The transition of the information era from the analog age to the digital age is quite an interesting story for United States. Its experience in World War II (The Manhattan Project) and its emergence as a commendable super power after it has had a commendable influence in the development in technology (military technology especially) for the decades that followed. (Some people may think Area 51 had a big hand in the country’s tech development. But we are not talking about that here).
The technological foundations that were laid out during the war times have served as a big boost for the country to build more and give more to the world. Numerous private organizations have reaped the benefits of the technology outcomes of this foundation.
Apple Incorporation, a key contender that played a huge role in transformation of technology in the late 1900s and early 2000s, is no exception. Let’s see how the US Government or the Government aided programs contributed towards the success of iPhone.
The contribution of US Government in iPhone’s success can be described as ‘universal’ and ‘indirect’. There was no direct support or funding from the government to run the company, market the iPhone and help it reach the masses (or classes in this case).

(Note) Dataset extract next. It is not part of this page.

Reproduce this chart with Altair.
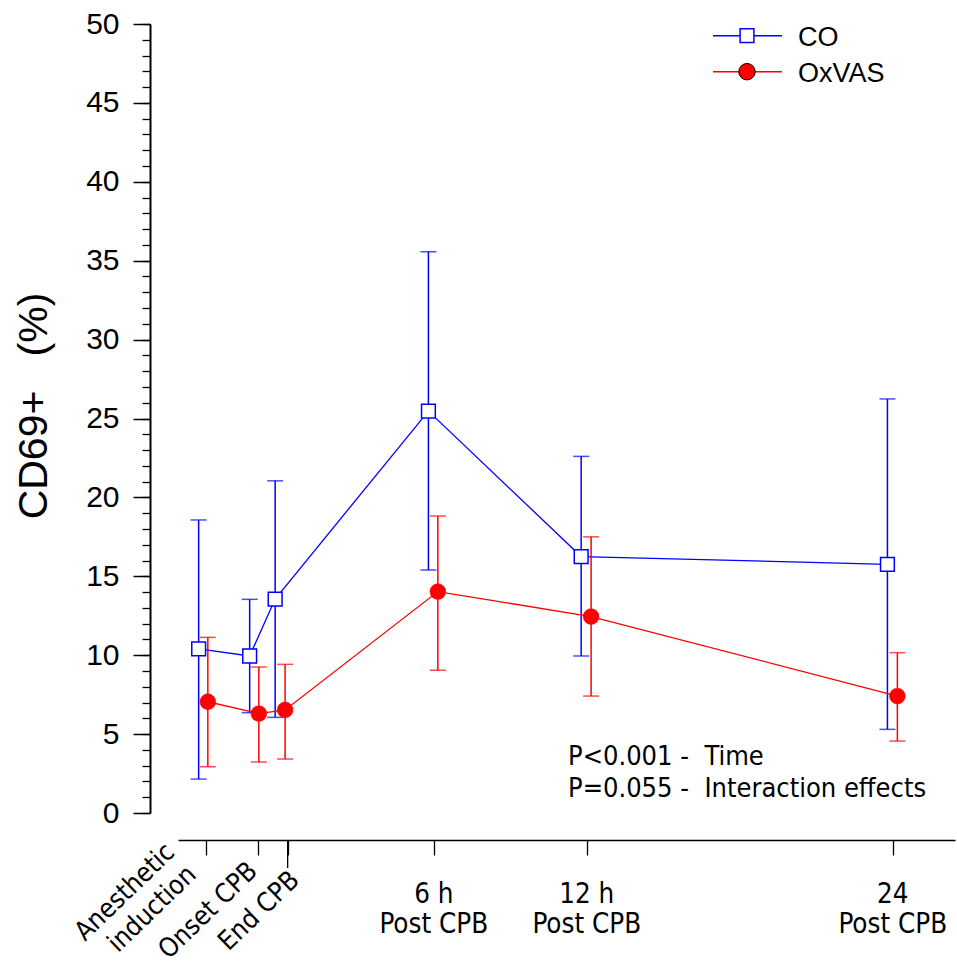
import altair as alt
import pandas as pd

# ---------------- data ----------------
series_names = ["CO", "OxVAS"]
# x positions in hours relative to end of CPB (series slightly offset around each time point)
co_x = [-3.22, -1.22, -0.22, 5.79, 11.78, 23.79]
co_mean = [10.4, 9.95, 13.56, 25.47, 16.25, 15.76]
co_lo = [2.15, 6.36, 6.06, 15.4, 9.95, 5.3]
co_hi = [18.57, 13.54, 21.05, 35.57, 22.6, 26.24]

ox_x = [-2.86, -0.86, 0.17, 6.16, 12.17, 24.18]
ox_mean = [7.05, 6.3, 6.53, 14.03, 12.45, 7.41]
ox_lo = [2.93, 3.23, 3.42, 9.04, 7.41, 4.56]
ox_hi = [11.13, 9.25, 9.42, 18.82, 17.5, 10.16]

tick_hours = [-2.93, -0.90, 0.27, 6, 12, 24]
tick_line1 = ["", "", "", "6 h", "12 h", "24"]
tick_line2 = ["", "", "", "Post CPB", "Post CPB", "Post CPB"]
rot_labels = ["Anesthetic\ninduction", "Onset CPB", "End CPB"]
y_major = list(range(0, 51, 5))
y_minor = list(range(0, 51))
annotation = "P<0.001 -\u00a0 Time\nP=0.055 -\u00a0 Interaction effects"
y_title = "CD69+\u00a0\u00a0\u00a0(%)"

X_DOMAIN = [-4.03, 26.44]
W, H = 777, 789

BLUE = "#0000FF"
RED = "#FF0000"
ARIAL = "Liberation Sans"
TAHOMA = "DejaVu Sans Condensed"

co = pd.DataFrame({"x": co_x, "mean": co_mean, "lo": co_lo, "hi": co_hi})
ox = pd.DataFrame({"x": ox_x, "mean": ox_mean, "lo": ox_lo, "hi": ox_hi})
ticks = pd.DataFrame({"x": tick_hours, "l1": tick_line1, "l2": tick_line2})

xscale = alt.Scale(domain=X_DOMAIN, nice=False, zero=False)
yscale = alt.Scale(domain=[0, 50], nice=False, zero=True)

x_axis = alt.Axis(values=tick_hours, labels=False, tickSize=15, tickWidth=1.3,
                  tickColor="black", domainColor="black", domainWidth=1.5,
                  offset=27, grid=False, title=None)
y_major_axis = alt.Axis(values=y_major, tickSize=17, tickWidth=1.5, tickColor="black",
                        domainColor="black", domainWidth=2, labelFont=ARIAL,
                        labelFontSize=30, labelColor="black", labelPadding=14,
                        offset=28, grid=False, title=None, orient="left")
y_minor_axis = alt.Axis(values=y_minor, tickSize=8, tickWidth=1.3, tickColor="black",
                        domain=False, labels=False, offset=28, grid=False,
                        title=None, orient="left")

X = lambda f="x": alt.X(f"{f}:Q", scale=xscale, axis=x_axis)


def series_layers(df, color, point_mark, axis_main=None, axis_minor=None):
    line = alt.Chart(df).mark_line(color=color, strokeWidth=1.3).encode(
        x=X(), y=alt.Y("mean:Q", scale=yscale, axis=axis_main))
    bars = alt.Chart(df).mark_rule(color=color, strokeWidth=1.5).encode(
        x=X(), y=alt.Y("lo:Q", scale=yscale, axis=axis_minor), y2="hi:Q")
    cap_lo = alt.Chart(df).mark_tick(color=color, orient="horizontal", size=16,
                                     thickness=1.5).encode(
        x=X(), y=alt.Y("lo:Q", scale=yscale, axis=None))
    cap_hi = alt.Chart(df).mark_tick(color=color, orient="horizontal", size=16,
                                     thickness=1.5).encode(
        x=X(), y=alt.Y("hi:Q", scale=yscale, axis=None))
    pts = alt.Chart(df).mark_point(**point_mark).encode(
        x=X(), y=alt.Y("mean:Q", scale=yscale, axis=None))
    return [line, bars, cap_lo, cap_hi, pts]


co_layers = series_layers(co, BLUE,
                          dict(shape="square", filled=True, fill="white", stroke=BLUE,
                               strokeWidth=1.5, size=190, opacity=1),
                          axis_main=y_major_axis, axis_minor=y_minor_axis)
ox_layers = series_layers(ox, RED,
                          dict(shape="circle", filled=True, fill=RED, stroke=RED,
                               strokeWidth=0.5, size=250, opacity=1),
                          axis_main=None, axis_minor=None)

# x-axis labels (horizontal, two lines)
lab1 = alt.Chart(ticks).mark_text(font=TAHOMA, fontSize=27.5, color="black",
                                  align="center", baseline="alphabetic").encode(
    x=X(), y=alt.value(879), text="l1:N")
lab2 = alt.Chart(ticks).mark_text(font=TAHOMA, fontSize=27.5, color="black",
                                  align="center", baseline="alphabetic").encode(
    x=X(), y=alt.value(909), text="l2:N")

# rotated labels
rot_specs = [(0, 830, -30), (1, 849, 1), (2, 858, 13)]
rot_layers = []
for i, yv, xo in rot_specs:
    d = pd.DataFrame({"x": [tick_hours[i]], "t": [rot_labels[i]]})
    rot_layers.append(
        alt.Chart(d).mark_text(font=TAHOMA, fontSize=26.5, color="black", angle=316,
                               align="right", baseline="alphabetic", lineBreak="\n",
                               lineHeight=31).encode(
            x=X(), xOffset=alt.value(xo), y=alt.value(yv), text="t:N"))

# End CPB longer tick
end_tick = alt.Chart(pd.DataFrame({"x": [tick_hours[2]]})).mark_rule(
    color="black", strokeWidth=1.3).encode(
    x=X(), y=alt.value(H + 27), y2=alt.value(H + 55))

# annotation
ann = alt.Chart(pd.DataFrame({"t": [annotation]})).mark_text(
    font=TAHOMA, fontSize=27, color="black", align="left", baseline="alphabetic",
    lineBreak="\n", lineHeight=32).encode(
    x=alt.value(390), y=alt.value(741), text="t:N")

# y title
ytitle = alt.Chart(pd.DataFrame({"t": [y_title]})).mark_text(
    font=ARIAL, fontSize=41, color="black", angle=270, align="center",
    baseline="middle").encode(x=alt.value(-143), y=alt.value(382), text="t:N")

# legend
leg_df = pd.DataFrame({"s": series_names})
legend = []
for k, (name, color) in enumerate([("CO", BLUE), ("OxVAS", RED)]):
    yy = 11.7 + 36 * k
    one = leg_df[leg_df.s == name]
    legend.append(alt.Chart(one).mark_rule(color=color, strokeWidth=1.5).encode(
        x=alt.value(535), x2=alt.value(604), y=alt.value(yy)))
    if name == "CO":
        pm = dict(shape="square", filled=True, fill="white", stroke=BLUE,
                  strokeWidth=1.5, size=190, opacity=1)
    else:
        pm = dict(shape="circle", filled=True, fill=RED, stroke="black",
                  strokeWidth=1, size=270, opacity=1)
    legend.append(alt.Chart(one).mark_point(**pm).encode(
        x=alt.value(569), y=alt.value(yy)))
    legend.append(alt.Chart(one).mark_text(font=ARIAL, fontSize=27, color="black",
                                           align="left", baseline="middle").encode(
        x=alt.value(620), y=alt.value(yy + 2), text="s:N"))

chart = alt.layer(
    *co_layers, *ox_layers, lab1, lab2, *rot_layers, end_tick, ann, ytitle, *legend
).resolve_scale(y="shared", x="shared").resolve_axis(y="independent").properties(
    width=W, height=H,
    autosize=alt.AutoSizeParams(type="none"),
    padding={"left": 178, "top": 24, "right": 2, "bottom": 150},
    background="white",
).configure_view(strokeWidth=0, stroke="transparent")

chart.save("out.html", embed_options={"renderer": "svg", "actions": False})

But the technologies or advancements that were born out of various research programs or ventures that were funded or facilitated by various departments and arms of the US Government for military applications, science research etc formed as a corpus or repository of technology for Apple to make use of and build the iPhone.
The role of the US Government
The list of few technology components funded by the US Government that’s sitting in the iPhone are best described below
Cellular technology – First to begin with, the cellular technology had varied origins. But it was the US military research and funding to it during the WWII that made it an invincible communication tool which was later commercialized by technology companies.
Internet – DARPA – ARPANET (Advanced Research Projects Agency Network) was the brainchild of DARPA (Defense Advanced Research Projects Agency) in 1960s which formed the basis for today’s internet. This is crucial for the iPhone as Steve Jobs described iPhone as a significant combination of Phone, Internet and Music in one device.
SIRI – DARPA – SIRI – Apple’s intelligent personal assistant is one of the projects of SRI International Artificial Intelligence Center which is again a branch of CALO project funded by the DARPA. SIRI was initially released an app for iOS and then Apple made an intelligent decision to acquire SIRI and deployed it efficiently.
Global Positioning System – DoD/NAVY – GPS is originally called as the NAVSTAR GPS which is still owned by US Government and operated by the US Air Force. It was founded by the US DoD in the 1970s for military and naval applications. GPS technology was allowed for civilian use in the 1980s which was adopted by Apple and other Tech companies.
Touch Screen – DoE, DoD – The Department of Energy and the Department of Defense have played a huge role in unearthing the rare earth metals and materials (called as technology metals) which are used in the touch screens of the smart phones. Apple adopted this in the early stages and familiarized the multi touch concept in the industry and invested in the refinements of the nascent technology and those refinements were patented by Apple for use in iPhones.
Fast Fourier Transforms –Army research office – Army Research Office, an arm of US Army Research Laboratory has partly funded and played a significant role in Very Large Scale Implementation (VLSI) of Fast Fourier Transform Algorithms which are used in Apple iPhones for faster and effective digital signal processing.
A lithium ion battery – DoE – Rechargeable batteries was a breakthrough technology that had infinite civilian and military applications whose development was highly facilitated by the Department of Energy in the United States. The invincible nature of these Li ion batteries transported it into applications in mobile telephony which was later adapted by Apple for its iPhones.
“Considering the above mentioned points, The US Government and allied arms of it have a considerable part in Apple’s success.”
These technologies described above are essential for building any smart phone where its maker would combine it as per the expertise of design it possess and imagination of the maker. But Apple has touched greater heights of success in the smart phone area by its brilliant design ideas, appropriate market positioning, building a culture around the iPhone, and effectively harnessing the available resources and many more reasons.
Who should take the credit?
Considering the above mentioned points, The US Government and allied arms of it have a part in Apple’s success. However, there have been several assertions from prominent people surrounding the industry crediting whole of the iPhone’s success to the US Government than the Apple team itself.
It cannot be an agreeable point of argument considering the fact that these technological developments of the research programs by the US Government have not only benefited Apple but hundreds of other tech companies.
Besides, it was the effective utilization, application and deployment of these available resources and coupling them with the Apple’s company strategies and vision that has made the company indomitable and iPhone the most loved product.
The sheer success of the iPhone seems to have drawn this sort of attention to the company where the assertions may look impractical considering the today’s ethical technology business practices.
Clearly the government may have been the unsung hero behind the screens for not being credited for the technological shift in time. But crediting the government more than Apple for the success of iPhones can be considered as an overstatement and pinpointing Apple alone seem juvenile.